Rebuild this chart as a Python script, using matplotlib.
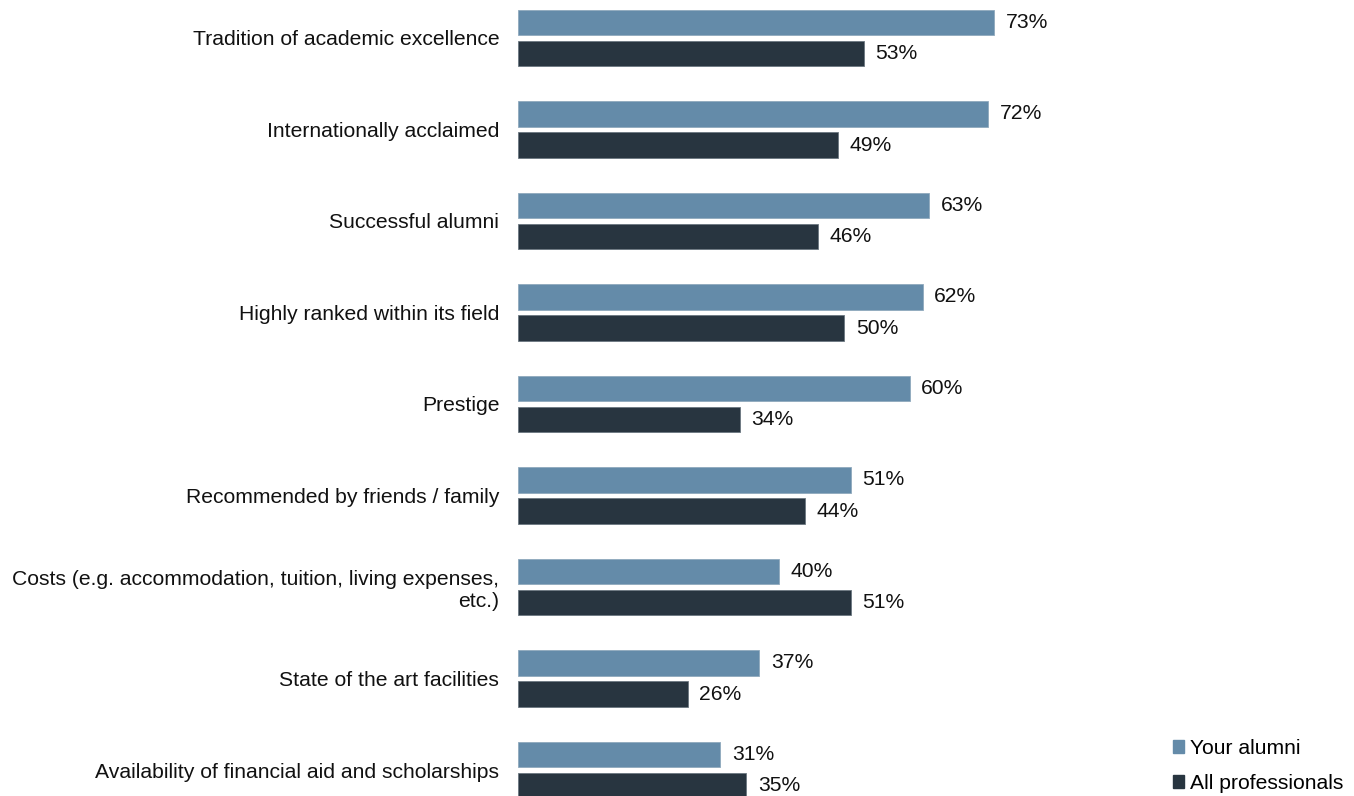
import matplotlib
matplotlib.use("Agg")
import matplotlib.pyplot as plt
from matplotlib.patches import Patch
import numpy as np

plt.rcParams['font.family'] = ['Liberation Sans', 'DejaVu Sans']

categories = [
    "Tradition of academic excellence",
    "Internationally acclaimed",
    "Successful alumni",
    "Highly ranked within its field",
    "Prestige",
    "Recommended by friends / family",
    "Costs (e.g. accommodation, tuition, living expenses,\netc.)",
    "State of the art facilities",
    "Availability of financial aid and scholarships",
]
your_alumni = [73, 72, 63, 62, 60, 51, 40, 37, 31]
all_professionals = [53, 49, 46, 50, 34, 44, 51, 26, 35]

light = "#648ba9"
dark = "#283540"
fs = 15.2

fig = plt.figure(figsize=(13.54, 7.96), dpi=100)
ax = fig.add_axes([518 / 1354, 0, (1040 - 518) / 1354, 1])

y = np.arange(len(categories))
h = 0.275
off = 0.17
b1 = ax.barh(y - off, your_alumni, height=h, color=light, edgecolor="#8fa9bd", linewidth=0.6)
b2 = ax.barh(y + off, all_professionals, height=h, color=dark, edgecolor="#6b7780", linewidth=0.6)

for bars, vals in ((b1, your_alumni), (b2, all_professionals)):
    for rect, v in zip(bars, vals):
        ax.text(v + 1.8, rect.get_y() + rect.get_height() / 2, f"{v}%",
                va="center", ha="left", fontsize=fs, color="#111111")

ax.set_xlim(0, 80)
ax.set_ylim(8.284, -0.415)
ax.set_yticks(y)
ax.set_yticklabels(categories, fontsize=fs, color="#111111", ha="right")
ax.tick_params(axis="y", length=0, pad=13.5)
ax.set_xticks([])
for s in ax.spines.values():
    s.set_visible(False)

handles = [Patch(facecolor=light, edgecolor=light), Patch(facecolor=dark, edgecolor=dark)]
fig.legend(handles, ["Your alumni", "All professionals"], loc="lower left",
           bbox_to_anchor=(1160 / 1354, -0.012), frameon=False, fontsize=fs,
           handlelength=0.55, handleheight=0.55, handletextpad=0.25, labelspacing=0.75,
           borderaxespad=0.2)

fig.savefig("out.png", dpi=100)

◆ ◆ ◆ ◆ ◆

#### [What is asked]
Give back every line exactly as it stands, pictures excluded.

#### [Answer in full]
Rebuild this chart as a Python script, using matplotlib.
import matplotlib
matplotlib.use("Agg")
import matplotlib.pyplot as plt
from matplotlib.patches import Patch
import numpy as np

plt.rcParams['font.family'] = ['Liberation Sans', 'DejaVu Sans']

categories = [
    "Tradition of academic excellence",
    "Internationally acclaimed",
    "Successful alumni",
    "Highly ranked within its field",
    "Prestige",
    "Recommended by friends / family",
    "Costs (e.g. accommodation, tuition, living expenses,\netc.)",
    "State of the art facilities",
    "Availability of financial aid and scholarships",
]
your_alumni = [73, 72, 63, 62, 60, 51, 40, 37, 31]
all_professionals = [53, 49, 46, 50, 34, 44, 51, 26, 35]

light = "#648ba9"
dark = "#283540"
fs = 15.2

fig = plt.figure(figsize=(13.54, 7.96), dpi=100)
ax = fig.add_axes([518 / 1354, 0, (1040 - 518) / 1354, 1])

y = np.arange(len(categories))
h = 0.275
off = 0.17
b1 = ax.barh(y - off, your_alumni, height=h, color=light, edgecolor="#8fa9bd", linewidth=0.6)
b2 = ax.barh(y + off, all_professionals, height=h, color=dark, edgecolor="#6b7780", linewidth=0.6)

for bars, vals in ((b1, your_alumni), (b2, all_professionals)):
    for rect, v in zip(bars, vals):
        ax.text(v + 1.8, rect.get_y() + rect.get_height() / 2, f"{v}%",
                va="center", ha="left", fontsize=fs, color="#111111")

ax.set_xlim(0, 80)
ax.set_ylim(8.284, -0.415)
ax.set_yticks(y)
ax.set_yticklabels(categories, fontsize=fs, color="#111111", ha="right")
ax.tick_params(axis="y", length=0, pad=13.5)
ax.set_xticks([])
for s in ax.spines.values():
    s.set_visible(False)

handles = [Patch(facecolor=light, edgecolor=light), Patch(facecolor=dark, edgecolor=dark)]
fig.legend(handles, ["Your alumni", "All professionals"], loc="lower left",
           bbox_to_anchor=(1160 / 1354, -0.012), frameon=False, fontsize=fs,
           handlelength=0.55, handleheight=0.55, handletextpad=0.25, labelspacing=0.75,
           borderaxespad=0.2)

fig.savefig("out.png", dpi=100)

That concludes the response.